There are flowers in our backyard that, except when it rains, I watered twice a day. These flowers are orchids of violet, white, and yellow orange colors. There’s something in flowers that’s making me feel better, light, and joyful. It’s like a vitamin for my soul.
My toddler loves the flowers, too. I saw him many times watering them himself. And then, one time, he came to show me a flower he had just picked up. I told him, “Wow this is a beautiful flower, son. But you should have better left that alone in there while it blooms.”
He just smiled at me, obviously not understanding what I’m saying. I saw my own reflection in his eyes. My son is a flower that grows and blooms through my nurturing. I could give him my love and care, but he must be left alone in his best.

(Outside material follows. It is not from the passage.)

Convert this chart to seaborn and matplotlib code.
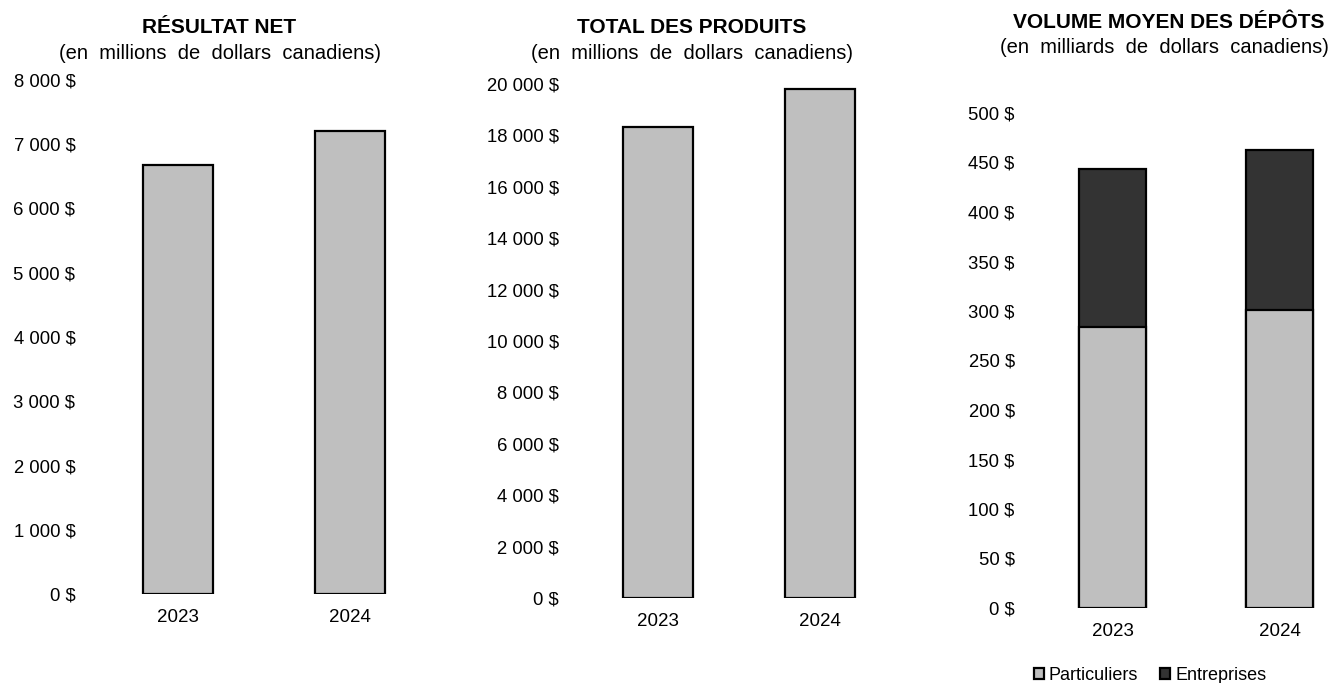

But why did I bring this topic up here? It is because I saw something in the flower (represented by my son) that could show me (fatherhood) where I need to heal, but not for me to expect him to become a working partner. My son must be so much absorbed in the full-time work of becoming himself as he tries to unfold his life according to the inner directives he was born with.
I must allow him to do his work, to blossom at his best as a flower. I, as a gardener, must keep from interfering with his work while I’m moving forward with my own. I can only nurture him the best way I can but the flower must be left alone as it blooms.
Most fathers are entrenched in their own view of the world. They ignore or refuse to think of their child-rearing problems as indications of healing, that something must be done to make things straight for that matter. Instead, what they often saw was a disrespectful, uncooperative child by whom they thought was making life difficult for them. What these fathers have failed to see was that their children could be a light for them if they let them.